Music Composition and Our Sense of Time

11:25am – 11:40am EST Saturday 23 Sep 2017CIGI

Common knowledge understands that musical attributes such as melodies, harmonies, and rhythms can affect our moods in a very real way. Less familiar to us is how they can warp our sense of time. We tend to think of time in terms of clocks and calendars — as regularly patterned grids dividing time into equal units. Our experience of time is actually very different than this. Time stretches and pulls in many different directions. In an immersive concert situation, our sense of time is heavily influenced by the music we’re attending to. Using examples from my own work, I will show how our senses of anticipation, memory, and contextualization come into play when listening to music and how they can shape our experience of time. This discussion will be followed with an example where the audience participates in a group performance of a short piece.

About Peter Hatch
Composer, music curator, and teacher
Peter Hatch

Peter has composed works in a large number of genres, from orchestral and chamber music to instrumental theatre, electroacoustics, and installations. Known for his interest in revitalizing the listening experience, Peter’s compositions are both heady and playful, profound and humourous. His works are performed and broadcast internationally and have been featured at festivals such as the Darmstadt Ferienkurse fur Neue Musik, Montreal’s Espaces Improbable, and the Vancouver New Music Festival as well as by organizations such as Aventa, Soundstreams, and Arraymusic.

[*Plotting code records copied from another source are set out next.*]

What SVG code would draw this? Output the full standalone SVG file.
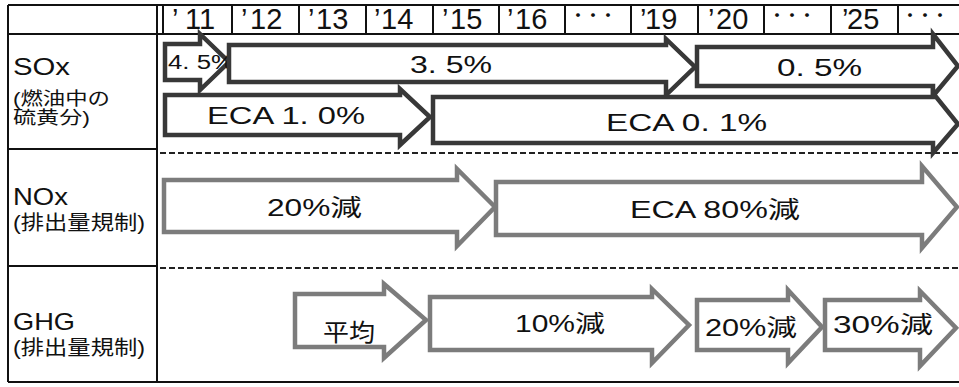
<svg xmlns="http://www.w3.org/2000/svg" width="959" height="387" viewBox="0 0 959 387">
<style>
  text { font-family: "Liberation Sans", "Noto Sans CJK JP", sans-serif; fill: #111; }
  .hd { font-size: 29px; }
  .dots { font-family: "Noto Sans CJK JP", sans-serif; font-size: 15px; font-weight: bold; }
  .frame { fill: none; stroke: #111; stroke-width: 2; }
  .dash { fill: none; stroke: #222; stroke-width: 2; stroke-dasharray: 6 3; }
  .adark { fill: #fff; stroke: #383838; stroke-width: 4.5; stroke-linejoin: miter; }
  .agray { fill: #fff; stroke: #7c7c7c; stroke-width: 4.5; stroke-linejoin: miter; }
  .lbl { font-size: 24px; }
  .sub { font-size: 20px; }
  .sub2 { font-size: 18px; }
  .at { font-size: 24px; }
</style>
<rect x="0" y="0" width="959" height="387" fill="#fff"/>

<g id="grid">
  <line class="frame" x1="8" y1="5" x2="959" y2="5"/>
  <line class="frame" x1="8" y1="34" x2="959" y2="34"/>
  <line class="frame" x1="8" y1="5" x2="8" y2="382"/>
  <line class="frame" x1="157" y1="5" x2="157" y2="382"/>
  <line class="frame" x1="8" y1="149" x2="157" y2="149"/>
  <line class="frame" x1="8" y1="266" x2="157" y2="266"/>
  <line class="frame" x1="8" y1="382" x2="959" y2="382"/>
  <line class="dash" x1="160" y1="153" x2="959" y2="153"/>
  <line class="dash" x1="160" y1="268" x2="959" y2="268"/>
</g>

<g id="header">
  <g class="frame">
    <line x1="163" y1="5" x2="163" y2="34"/>
    <line x1="232" y1="5" x2="232" y2="34"/>
    <line x1="299" y1="5" x2="299" y2="34"/>
    <line x1="366" y1="5" x2="366" y2="34"/>
    <line x1="433" y1="5" x2="433" y2="34"/>
    <line x1="499" y1="5" x2="499" y2="34"/>
    <line x1="565" y1="5" x2="565" y2="34"/>
    <line x1="631" y1="5" x2="631" y2="34"/>
    <line x1="698" y1="5" x2="698" y2="34"/>
    <line x1="764" y1="5" x2="764" y2="34"/>
    <line x1="831" y1="5" x2="831" y2="34"/>
    <line x1="898" y1="5" x2="898" y2="34"/>
  </g>
  <g id="y11"><text class="hd" x="172" y="29">’<tspan x="185">11</tspan></text></g>
  <g id="y12"><text class="hd" x="241" y="29">’<tspan x="250">12</tspan></text></g>
  <g id="y13"><text class="hd" x="308" y="29">’<tspan x="316">13</tspan></text></g>
  <g id="y14"><text class="hd" x="374" y="29">’<tspan x="381">14</tspan></text></g>
  <g id="y15"><text class="hd" x="442" y="29">’<tspan x="450">15</tspan></text></g>
  <g id="y16"><text class="hd" x="507" y="29">’<tspan x="515">16</tspan></text></g>
  <g id="gap1"><text class="dots" x="570.5" y="21">・・・</text></g>
  <g id="y19"><text class="hd" x="640" y="29">’<tspan x="645">19</tspan></text></g>
  <g id="y20"><text class="hd" x="708" y="29">’<tspan x="716">20</tspan></text></g>
  <g id="gap2"><text class="dots" x="769.5" y="21">・・・</text></g>
  <g id="y25"><text class="hd" x="842" y="29">’<tspan x="847">25</tspan></text></g>
  <g id="gap3"><text class="dots" x="902.5" y="21">・・・</text></g>
</g>

<g id="label-sox">
  <text class="lbl" x="13" y="75" textLength="57" lengthAdjust="spacingAndGlyphs">SOx</text>
  <text class="sub2" x="13" y="105" textLength="97" lengthAdjust="spacingAndGlyphs">(燃油中の</text>
  <text class="sub2" x="13" y="124" textLength="77" lengthAdjust="spacingAndGlyphs">硫黄分)</text>
</g>
<g id="label-nox">
  <text class="lbl" x="13" y="205" textLength="55" lengthAdjust="spacingAndGlyphs">NOx</text>
  <text class="sub" x="13" y="230" textLength="132" lengthAdjust="spacingAndGlyphs">(排出量規制)</text>
</g>
<g id="label-ghg">
  <text class="lbl" x="13" y="330" textLength="62" lengthAdjust="spacingAndGlyphs">GHG</text>
  <text class="sub" x="13" y="355" textLength="132" lengthAdjust="spacingAndGlyphs">(排出量規制)</text>
</g>

<g id="sox-45">
  <polygon class="adark" points="165,44 200,44 200,34 229,62 200,90 200,80 165,80"/>
  <text x="168" y="69" font-size="20" textLength="66" lengthAdjust="spacingAndGlyphs">4. 5%</text>
</g>
<g id="sox-35">
  <polygon class="adark" points="229,45 666,45 666,39 695,67 666,95 666,82 229,82"/>
  <text class="at" x="410" y="73" textLength="82" lengthAdjust="spacingAndGlyphs">3. 5%</text>
</g>
<g id="sox-05">
  <polygon class="adark" points="697,47 933,47 933,34 958,66 933,96 933,86 697,86"/>
  <text class="at" x="777" y="76" textLength="85" lengthAdjust="spacingAndGlyphs">0. 5%</text>
</g>
<g id="sox-eca10">
  <polygon class="adark" points="165,95 400,95 400,89 430,117 400,145 400,135 165,135"/>
  <text class="at" x="207" y="124" textLength="158" lengthAdjust="spacingAndGlyphs">ECA 1. 0%</text>
</g>
<g id="sox-eca01">
  <polygon class="adark" points="433,97 933,97 933,93 958,124 933,153 933,143 433,143"/>
  <text class="at" x="606" y="131" textLength="161" lengthAdjust="spacingAndGlyphs">ECA 0. 1%</text>
</g>

<g id="nox-20">
  <polygon class="agray" points="164,180 457,180 457,169 495,207 457,246 457,232 164,232"/>
  <text class="at" x="267" y="216" textLength="95" lengthAdjust="spacingAndGlyphs">20%減</text>
</g>
<g id="nox-eca80">
  <polygon class="agray" points="496,182 922,182 922,166 957,207 922,248 922,235 496,235"/>
  <text class="at" x="630" y="218" textLength="170" lengthAdjust="spacingAndGlyphs">ECA 80%減</text>
</g>

<g id="ghg-avg">
  <polygon class="agray" points="295,294 384,294 384,284 426,320 384,358 384,347 295,347"/>
  <text class="at" x="323" y="341" textLength="52" lengthAdjust="spacingAndGlyphs">平均</text>
</g>
<g id="ghg-10">
  <polygon class="agray" points="430,297 652,297 652,289 689,325 652,363 652,350 430,350"/>
  <text class="at" x="515" y="332" textLength="90" lengthAdjust="spacingAndGlyphs">10%減</text>
</g>
<g id="ghg-20">
  <polygon class="agray" points="697,300 788,300 788,290 822,327 788,363 788,350 697,350"/>
  <text class="at" x="705" y="336" textLength="92" lengthAdjust="spacingAndGlyphs">20%減</text>
</g>
<g id="ghg-30">
  <polygon class="agray" points="825,300 920,300 920,291 956,328 920,366 920,350 825,350"/>
  <text class="at" x="833" y="333" textLength="100" lengthAdjust="spacingAndGlyphs">30%減</text>
</g>
</svg>
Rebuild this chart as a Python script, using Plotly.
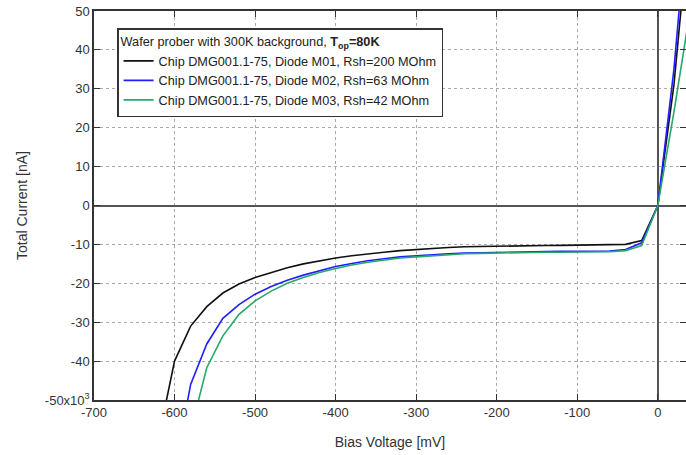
import plotly.graph_objects as go

bias_mv = [-620, -600, -580, -560, -540, -520, -500, -480, -460, -440, -420, -400,
           -380, -360, -340, -320, -300, -280, -260, -240, -220, -200, -180, -160,
           -140, -120, -100, -80, -60, -40, -20, 0, 20, 40]

current_m01 = [-60, -40, -31, -26, -22.5, -20.2, -18.5, -17.2, -16.0, -15.0, -14.2, -13.5,
               -12.9, -12.4, -12.0, -11.6, -11.3, -11.0, -10.8, -10.6, -10.5, -10.4, -10.35, -10.3,
               -10.3, -10.25, -10.2, -10.2, -10.15, -10.0, -9.0, 0, 31, 75]

current_m02 = [-90, -68, -46, -35.6, -29, -25.5, -22.8, -20.8, -19.2, -17.9, -16.7, -15.7,
               -14.9, -14.2, -13.7, -13.2, -12.9, -12.6, -12.4, -12.2, -12.1, -12.0, -11.95, -11.9,
               -11.85, -11.8, -11.8, -11.75, -11.7, -11.3, -9.6, 0, 35, 82]

current_m03 = [-110, -85, -58, -41.7, -33.5, -28, -24.5, -22.0, -20.0, -18.5, -17.2, -16.2,
               -15.3, -14.6, -14.0, -13.5, -13.2, -12.9, -12.6, -12.4, -12.3, -12.2, -12.1, -12.05,
               -12.0, -12.0, -12.0, -11.95, -11.9, -11.6, -10.3, 0, 24, 50]

series_names = ["Chip DMG001.1-75, Diode M01, Rsh=200 MOhm",
                "Chip DMG001.1-75, Diode M02, Rsh=63 MOhm",
                "Chip DMG001.1-75, Diode M03, Rsh=42 MOhm"]
series_colors = ["#111111", "#1f1fff", "#2aa86a"]

x_ticks = [-700, -600, -500, -400, -300, -200, -100, 0]
x_ticktext = ["-700", "-600", "-500", "-400", "-300", "-200", "-100", "0"]
y_ticks = [50, 40, 30, 20, 10, 0, -10, -20, -30, -40, -50]
y_ticktext = ["50", "40", "30", "20", "10", "0", "-10", "-20", "-30", "-40", "-50x10<sup>3</sup>"]

fig = go.Figure()
for name, ys, col in zip(series_names, [current_m01, current_m02, current_m03], series_colors):
    fig.add_trace(go.Scatter(x=bias_mv, y=ys, mode="lines", name=name,
                             line=dict(color=col, width=1.6)))

font_family = "Liberation Sans, Arial, sans-serif"
fig.update_layout(
    width=686, height=455,
    margin=dict(l=94, r=0, t=11, b=55),
    paper_bgcolor="white", plot_bgcolor="white",
    font=dict(family=font_family, size=13, color="#333333"),
    showlegend=True,
    legend=dict(
        x=0.039, y=0.956, xanchor="left", yanchor="top",
        bgcolor="white", bordercolor="#333333", borderwidth=1.5,
        font=dict(size=12.7, color="#222222"),
        title=dict(text="Wafer prober with 300K background, <b>T<sub>op</sub>=80K</b>",
                   font=dict(size=12.7, color="#222222"), side="top"),
        tracegroupgap=0, itemwidth=30,
    ),
    xaxis=dict(
        range=[-700, 35], tickvals=x_ticks, ticktext=x_ticktext, ticks="inside", ticklen=6,
        tickcolor="#333", automargin=False, ticklabeloverflow="allow",
        showline=True, linecolor="#333333", linewidth=1.5, mirror="ticks",
        showgrid=True, gridcolor="#aaaaaa", griddash="dot", gridwidth=1,
        zeroline=True, zerolinecolor="#555555", zerolinewidth=1.5,
        title=dict(text="Bias Voltage [mV]", font=dict(size=14, color="#333"), standoff=18),
        tickfont=dict(size=13, color="#333"),
    ),
    yaxis=dict(
        range=[-50, 50], tickvals=y_ticks, ticktext=y_ticktext, ticks="inside", ticklen=6,
        tickcolor="#333", automargin=False, ticklabeloverflow="allow",
        showline=True, linecolor="#333333", linewidth=1.5, mirror="ticks",
        showgrid=True, gridcolor="#aaaaaa", griddash="dot", gridwidth=1,
        zeroline=True, zerolinecolor="#555555", zerolinewidth=1.5,
        title=dict(text="Total Current [nA]", font=dict(size=14, color="#333"), standoff=14),
        tickfont=dict(size=13, color="#333"),
    ),
)

fig.write_html("out.html",
               config={"displayModeBar": False},
               post_script="document.body.style.margin='0';document.body.style.overflow='hidden';")
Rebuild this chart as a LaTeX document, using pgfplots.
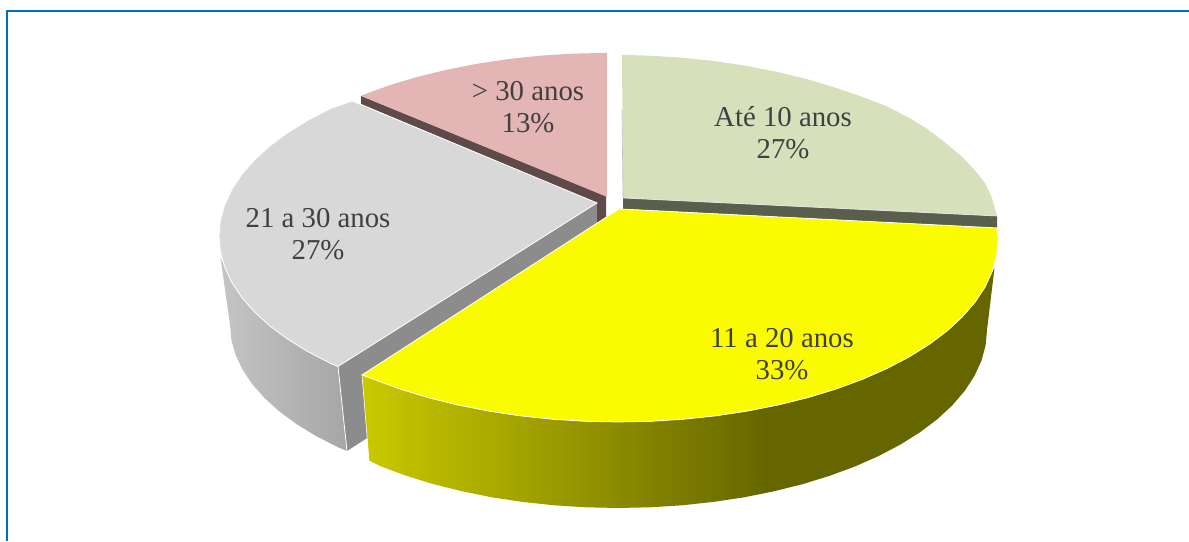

Peter incorporates theatrical and multimedia elements into many of his works, an interest that has grown from extending traditional concert music performance practices and from his many collaborations.

Beyond his compositional work, Peter has been active as the artistic director of new music ensembles and festivals. He founded NUMUS Concerts in 1985 and the Open Ears Festival of Music and Sound in 1998, two organizations that have continued to thrive in the years since their beginnings. Peter was Composer-in-Residence with the Kitchener-Waterloo Symphony from 1999 to 2003 and Arts and Culture Consultant with the Perimeter Institute for Theoretical Physics from 2011 to 2013. He is a Professor at the Faculty of Music at Wilfrid Laurier University, where he was University Research Professor for the 2006-07 academic year.